Beezlebub shows up, along with Mammon and Leviathan, who are new to us I think. They’re upset because they’ve murdered the ‘man’ they were playing with. Satan shows up and scolds them for always ‘devouring him like starving dogs’. But then Belphegor tells off Satan for not knowing restraint either, and ‘breaking him the most’. Lucifer appears to apologise for her ‘cretinous’ younger sisters, and finally Asmodeus whose turn to ‘play’ is next.
What a pleasant bunch.
Beatrice tells them all to shut up and they run away in fear. She tells the bloody mess of whoever they killed (I’m guessing it’s Battler, because who else) to remember his form.
It is indeed Battler. Apparently being torn apart by the Seven Sisters is just his life now.
Beatrice refers to herself as the King of Mount Purgatory. So this is literally Purgatory, in the Christian tradition? [correction: apparently this is an allusion to the character Beatrice in the Divine Comedy.]
Battler’s first words after he recovers are to drop his catchphrase.

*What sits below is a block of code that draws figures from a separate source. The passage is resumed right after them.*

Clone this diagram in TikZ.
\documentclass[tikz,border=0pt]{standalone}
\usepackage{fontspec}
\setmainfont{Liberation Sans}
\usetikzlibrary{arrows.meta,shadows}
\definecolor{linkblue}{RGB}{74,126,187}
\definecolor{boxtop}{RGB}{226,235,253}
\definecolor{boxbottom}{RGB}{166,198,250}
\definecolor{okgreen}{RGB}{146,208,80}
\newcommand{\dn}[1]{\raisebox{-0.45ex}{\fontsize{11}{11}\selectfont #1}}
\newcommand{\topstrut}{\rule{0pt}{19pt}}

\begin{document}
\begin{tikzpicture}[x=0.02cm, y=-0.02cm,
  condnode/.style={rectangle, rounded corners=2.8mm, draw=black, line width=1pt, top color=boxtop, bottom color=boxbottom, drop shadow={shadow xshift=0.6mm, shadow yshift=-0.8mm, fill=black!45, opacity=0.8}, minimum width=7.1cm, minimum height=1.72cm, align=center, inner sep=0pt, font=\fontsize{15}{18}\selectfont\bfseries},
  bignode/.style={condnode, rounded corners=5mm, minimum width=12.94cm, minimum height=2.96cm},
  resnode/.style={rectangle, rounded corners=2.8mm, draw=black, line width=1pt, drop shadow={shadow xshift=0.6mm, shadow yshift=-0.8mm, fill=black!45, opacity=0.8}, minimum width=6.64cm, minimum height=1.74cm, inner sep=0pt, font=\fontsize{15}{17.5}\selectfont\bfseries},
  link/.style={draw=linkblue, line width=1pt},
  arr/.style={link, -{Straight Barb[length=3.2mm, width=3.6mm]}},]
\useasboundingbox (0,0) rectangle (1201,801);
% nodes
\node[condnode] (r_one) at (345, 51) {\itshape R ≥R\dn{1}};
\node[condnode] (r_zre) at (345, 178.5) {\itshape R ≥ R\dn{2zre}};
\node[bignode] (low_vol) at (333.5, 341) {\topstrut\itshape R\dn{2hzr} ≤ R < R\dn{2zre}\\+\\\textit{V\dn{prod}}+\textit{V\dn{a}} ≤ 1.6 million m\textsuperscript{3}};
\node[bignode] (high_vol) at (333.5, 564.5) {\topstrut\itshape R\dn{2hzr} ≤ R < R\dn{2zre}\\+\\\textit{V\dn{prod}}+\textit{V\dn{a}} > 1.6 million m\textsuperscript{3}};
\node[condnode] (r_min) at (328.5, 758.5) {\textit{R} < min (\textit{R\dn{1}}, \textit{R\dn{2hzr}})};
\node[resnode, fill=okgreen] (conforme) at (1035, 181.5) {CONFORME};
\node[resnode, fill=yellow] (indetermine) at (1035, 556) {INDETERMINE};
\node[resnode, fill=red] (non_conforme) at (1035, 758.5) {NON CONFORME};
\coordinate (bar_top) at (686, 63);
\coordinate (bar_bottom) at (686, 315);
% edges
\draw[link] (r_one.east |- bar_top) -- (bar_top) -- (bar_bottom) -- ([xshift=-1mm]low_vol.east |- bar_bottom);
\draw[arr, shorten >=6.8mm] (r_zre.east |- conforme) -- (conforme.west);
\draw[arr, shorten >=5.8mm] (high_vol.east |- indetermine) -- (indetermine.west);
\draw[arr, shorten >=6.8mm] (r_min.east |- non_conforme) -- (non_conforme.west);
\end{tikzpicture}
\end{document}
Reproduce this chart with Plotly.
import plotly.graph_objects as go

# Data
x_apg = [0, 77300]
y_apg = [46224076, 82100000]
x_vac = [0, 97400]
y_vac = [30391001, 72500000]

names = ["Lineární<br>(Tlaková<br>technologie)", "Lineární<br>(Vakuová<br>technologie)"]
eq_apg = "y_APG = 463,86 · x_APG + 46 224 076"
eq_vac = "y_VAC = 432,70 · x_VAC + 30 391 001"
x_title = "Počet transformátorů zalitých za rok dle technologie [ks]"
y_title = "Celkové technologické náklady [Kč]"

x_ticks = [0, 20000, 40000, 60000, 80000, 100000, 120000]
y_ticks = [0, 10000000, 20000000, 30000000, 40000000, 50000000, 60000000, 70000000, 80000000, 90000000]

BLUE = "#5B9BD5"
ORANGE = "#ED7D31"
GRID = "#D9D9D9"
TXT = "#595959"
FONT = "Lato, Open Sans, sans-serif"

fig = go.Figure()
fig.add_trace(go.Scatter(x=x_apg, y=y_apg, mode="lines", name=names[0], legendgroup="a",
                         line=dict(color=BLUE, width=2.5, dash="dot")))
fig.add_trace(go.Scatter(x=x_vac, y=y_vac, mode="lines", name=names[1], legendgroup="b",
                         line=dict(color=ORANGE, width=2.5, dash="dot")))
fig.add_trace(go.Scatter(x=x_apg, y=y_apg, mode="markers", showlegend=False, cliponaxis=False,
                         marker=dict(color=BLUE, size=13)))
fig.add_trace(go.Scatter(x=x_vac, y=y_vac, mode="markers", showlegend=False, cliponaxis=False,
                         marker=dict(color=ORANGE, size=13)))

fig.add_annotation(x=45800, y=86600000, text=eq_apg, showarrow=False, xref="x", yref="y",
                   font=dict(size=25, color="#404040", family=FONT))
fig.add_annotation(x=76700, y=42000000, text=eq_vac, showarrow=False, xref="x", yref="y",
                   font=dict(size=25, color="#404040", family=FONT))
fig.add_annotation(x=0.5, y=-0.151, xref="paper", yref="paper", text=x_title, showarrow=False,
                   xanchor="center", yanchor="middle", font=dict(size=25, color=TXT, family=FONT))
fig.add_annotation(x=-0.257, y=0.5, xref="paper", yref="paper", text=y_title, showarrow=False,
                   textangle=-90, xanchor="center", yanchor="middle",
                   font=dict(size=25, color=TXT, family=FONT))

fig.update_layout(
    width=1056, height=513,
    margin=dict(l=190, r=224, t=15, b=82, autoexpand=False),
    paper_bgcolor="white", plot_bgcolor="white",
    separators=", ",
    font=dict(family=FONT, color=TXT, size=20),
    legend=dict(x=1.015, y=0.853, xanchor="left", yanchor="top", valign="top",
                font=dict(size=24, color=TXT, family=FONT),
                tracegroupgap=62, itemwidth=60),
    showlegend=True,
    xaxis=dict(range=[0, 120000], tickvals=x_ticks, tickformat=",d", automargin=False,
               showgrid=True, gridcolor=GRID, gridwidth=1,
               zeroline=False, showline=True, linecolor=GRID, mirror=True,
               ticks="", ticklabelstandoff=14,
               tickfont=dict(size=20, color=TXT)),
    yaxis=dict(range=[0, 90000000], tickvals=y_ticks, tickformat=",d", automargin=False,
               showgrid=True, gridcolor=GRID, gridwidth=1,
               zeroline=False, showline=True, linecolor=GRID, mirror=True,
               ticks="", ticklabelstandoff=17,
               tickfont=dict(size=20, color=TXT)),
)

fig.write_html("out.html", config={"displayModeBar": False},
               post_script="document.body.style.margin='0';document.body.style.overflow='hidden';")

Apparently the reason he doesn’t mind is because he’s sexualising the Seven Sisters. Is this actually how straight people think? [Note from the future: it’s crazy to think: there was a time when I couldn’t appreciate ero-guro. Fortunately, such times are behind us. Battler is, we may recall, fictional.]
So uh… they’re not just torturing him and murdering him. They’re also trying to get him to explain the locked rooms in the previous game?
So we’re back to this. Battler suggests a fishing line could be used to place the key back on Jessica’s corpse. The seven sisters turn out to have red text powers too. Belphegor declares Of all the doors that exist on Rokkenjima, none has a crack through which a key can slip.
Whenever Battler ventures an incorrect theory, they hit him a whole bunch of times. Battler still stubbornly refuses to believe in witches and magic. So he dies again.
Beatrice suggests murdering someone over and over is the ‘eternal bliss’ her master once described. Yeah, sure, that’s definitely it.
Beatrice announces it’s time for the next game to begin. The PS3 intro plays again.